In this paper, we investigated the extent to which these results generalize to related but different models. Specifically, we considered the RSCFG model in which the (pre-truncation) variance of the half-normal error depends on explanatory variables. There is no equivalent of the COLS estimator for this model, but we considered NLLS as well as MLE. We found that there is always a stationary point of the criterion function (for both NLLS and MLE) at a parameter value that corresponds to no inefficiency, thus generalizing one of Waldman’s results. For NLLS, we show that this parameter value is generally neither a local minimum nor a local maximum of the sum of squares. Similarly, for MLE, this parameter value is in general neither a local minimum nor a local maximum of the likelihood. Some limited simulations indicate that these stationary points are not a global minimum (for NLLS) or a global maximum (for MLE). So some of Waldman’s results generalize to the RSCFG model and some do not.

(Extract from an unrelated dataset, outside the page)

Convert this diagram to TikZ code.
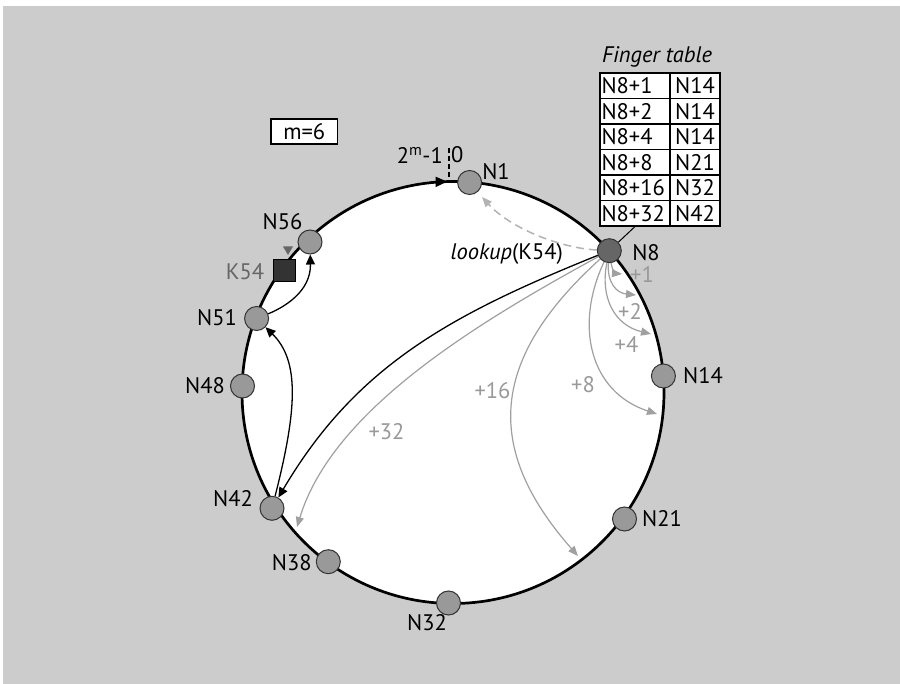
\documentclass[tikz,border=0pt]{standalone}
\usepackage{fontspec}
\setmainfont{PT Sans}
\usetikzlibrary{arrows.meta}
\definecolor{bg}{HTML}{CCCCCC}
\definecolor{ndfill}{HTML}{999999}
\definecolor{ndfilldark}{HTML}{666666}
\definecolor{ndedge}{HTML}{333333}
\definecolor{arrgray}{HTML}{A0A0A0}
\definecolor{lblgray}{HTML}{999999}
\definecolor{keygray}{HTML}{666666}
\newcommand\myfnt{\fontsize{22.5}{26}\selectfont}
\begin{document}
\begin{tikzpicture}[x=1pt,y=-1pt,
  nd/.style={circle,minimum size=24pt,inner sep=0pt,fill=ndfill,draw=ndedge,line width=1pt},
  lbl/.style={font=\myfnt,text=black,inner sep=0pt},
  glbl/.style={font=\myfnt,text=lblgray,inner sep=0pt},
  cellL/.style={draw=black,fill=white,line width=1.1pt,font=\myfnt,text width=67pt,inner xsep=1.5pt,inner ysep=0pt,minimum height=25.5pt,align=left},
  cellR/.style={draw=black,fill=white,line width=1.1pt,font=\myfnt,text width=46pt,inner xsep=2pt,inner ysep=0pt,minimum height=25.5pt,align=center},
  garr/.style={draw=arrgray,line width=1.2pt,-{Triangle[length=10pt,width=8pt]}},
  barr/.style={draw=black,line width=1.3pt,-{Triangle[length=10pt,width=9pt]}}
]
\useasboundingbox (0,0) rectangle (900,684);
\fill[white] (0,0) rectangle (900,684);
\fill[bg] (3,6) rectangle (900,684);

% ring
\draw[line width=2.7pt,fill=white] (453,392.5) circle[radius=211pt];

% ring direction arrow and zero tick
\fill[black] (447,181.6) -- (435.5,176.6) -- (435.5,187.2) -- cycle;
\coordinate (tickTop) at (448.5,148);
\coordinate (tickBot) at (448.5,181.5);
\draw[line width=2pt,dash pattern=on 5pt off 3pt] (tickTop) -- (tickBot);
\node[lbl,anchor=east] (twom) at (443,155) {2\textsuperscript{m}-1};
\node[lbl,anchor=west] (zero) at (451,155) {0};

% m=6 box
\node[draw=black,fill=white,line width=1.1pt,minimum width=66.5pt,minimum height=25pt,inner sep=0pt,font=\myfnt] (mbox) at (304.25,131.5) {m=6};

% key K54
\node[draw=black,fill=ndedge,minimum size=22pt,inner sep=0pt,line width=0.8pt] (K54) at (284.5,270) {};
\fill[keygray] (283,246.5) -- (293,246.5) -- (288,255) -- cycle;

% nodes
\node[nd] (N1) at (469.6,182.5) {};
\node[nd,fill=ndfilldark] (N8) at (609.3,250.7) {};
\node[nd] (N14) at (663.4,376) {};
\node[nd] (N21) at (624.5,519) {};
\node[nd] (N32) at (448.5,603) {};
\node[nd] (N38) at (328.3,561.7) {};
\node[nd] (N42) at (272,508.3) {};
\node[nd] (N48) at (242.5,386) {};
\node[nd] (N51) at (256.6,318.5) {};
\node[nd] (N56) at (310,242) {};

% node labels
\node[lbl] (lN1) at (496,171.5) {N1};
\node[lbl] (lN8) at (646,252.5) {N8};
\node[lbl] (lN14) at (703,376) {N14};
\node[lbl] (lN21) at (662,519) {N21};
\node[lbl] (lN32) at (427,622.5) {N32};
\node[lbl] (lN38) at (291.7,563) {N38};
\node[lbl] (lN42) at (233,499) {N42};
\node[lbl] (lN48) at (205,385.5) {N48};
\node[lbl] (lN51) at (217,317.5) {N51};
\node[lbl] (lN56) at (282.5,221.7) {N56};
\node[font=\myfnt,text=keygray,inner sep=0pt] (lK54) at (245,271.5) {K54};

% finger table
\node[font=\myfnt\itshape,inner sep=0pt] (ftitle) at (657,56.5) {Finger table};
\node[cellL] (tL1) at (635,85.75) {N8+1};
\node[cellR] (tR1) at (695,85.75) {N14};
\node[cellL] (tL2) at (635,111.25) {N8+2};
\node[cellR] (tR2) at (695,111.25) {N14};
\node[cellL] (tL3) at (635,136.75) {N8+4};
\node[cellR] (tR3) at (695,136.75) {N14};
\node[cellL] (tL4) at (635,162.25) {N8+8};
\node[cellR] (tR4) at (695,162.25) {N21};
\node[cellL] (tL5) at (635,187.75) {N8+16};
\node[cellR] (tR5) at (695,187.75) {N32};
\node[cellL] (tL6) at (635,213.25) {N8+32};
\node[cellR] (tR6) at (695,213.25) {N42};
\draw[line width=1pt] (tL6.south) -- (N8);

% finger arrows
\coordinate (t1) at (622,274);
\coordinate (t2) at (636,295);
\coordinate (t4) at (651,334);
\coordinate (t8) at (657,414);
\coordinate (t16) at (578,556);
\coordinate (t32) at (297,527);
\coordinate (tN1) at (482,197);
\draw[garr] (N8) .. controls (612,270) and (616,273.5) .. (t1);
\draw[garr] (N8) .. controls (607,282) and (616,293) .. (t2);
\draw[garr] (N8) .. controls (600,297) and (614,325) .. (t4);
\draw[garr] (N8) .. controls (574,326) and (590,392) .. (t8);
\draw[garr] (N8) .. controls (491,358) and (482,447) .. (t16);
\draw[garr] (N8) .. controls (471,326) and (332,412) .. (t32);
\draw[garr,draw=arrgray!80,line width=1.5pt,dash pattern=on 8pt off 5pt] (N8) .. controls (560,248) and (510,228) .. (tN1);

\node[glbl] (p1) at (642,274) {+1};
\node[glbl] (p2) at (630,311.5) {+2};
\node[glbl] (p4) at (626.5,344.5) {+4};
\node[glbl] (p8) at (583,385) {+8};
\node[glbl] (p16) at (492.5,391) {+16};
\node[glbl] (p32) at (386.5,432) {+32};

% lookup path
\draw[barr] (N8) .. controls (450,315) and (356,366) .. (N42);
\draw[barr] (N42) .. controls (297,410) and (300,361) .. (N51);
\draw[barr] (N51) .. controls (285,307) and (311,291) .. (N56);
\node[lbl] (lookup) at (506.7,254) {\textit{lookup}(K54)};
\end{tikzpicture}
\end{document}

If nothing else, this paper shows the inherent limitations of proceeding on a case-by-case basis. There are some other related results in models similar to the normal/half-normal stochastic frontier model. For example, there is no analogue to Waldman’s results in the normal/exponential stochastic frontier model. However, Rho and Schmidt (2015) show that essentially the same results as Waldman’s hold in the zero inefficiency stochastic frontier model of Kumbhakar et al. (2013). Horrace and Wright (forthcoming) show that results similar to Waldman’s hold for a “delta sequence” family of distributions of inefficiency, for which the inefficiency distribution converges to a Dirac delta function located at the origin as the variance of inefficiency goes to zero. This is a considerable generalization because this family includes many (but not all) commonly assumed distributions. They indicate that their results extend to models with determinants of inefficiency, like the RSCFG model, but they do not give details. It does not appear that our Results 1 or 2 (which have to do with NLLS, not MLE) or Result 4 (the stationary point of the log-likelihood is neither a local min nor a local max) follow from their results. Some more general results would be very useful to understand why results like Waldman’s hold in one specific model and not in other closely related models.

An alternative direction of research is to find alternatives to the normal/half-normal distributional assumption that allow both positive and negative skewness, so that the skew cannot be “wrong.” Papers that do this include Carree (2002), Griffin and Steel (2008), Almanidis and Sickles (2011), Almanidis et al. (2014), Bonanno et al. (2017) and Hafner et al. (2018). A somewhat similar model is the Laplace model of Horrace and Parmeter (2018), for which the population skewness is negative but a wrong skew of the OLS or LAD residuals does not cause difficulties in inference. None of these models include environmental variables, but they could be modified to do so.

Our paper does not address the important practical question of what to do if in an empirical setting one encounters a stationary point that is the global minimum (for NLLS) or maximum (for MLE). Simar and Wilson (2009) provide guidance for the normal/half-normal model without determinants of inefficiency. Extending their results to other models like the RSCFG model is a reasonable task but one that is beyond the scope of the present paper.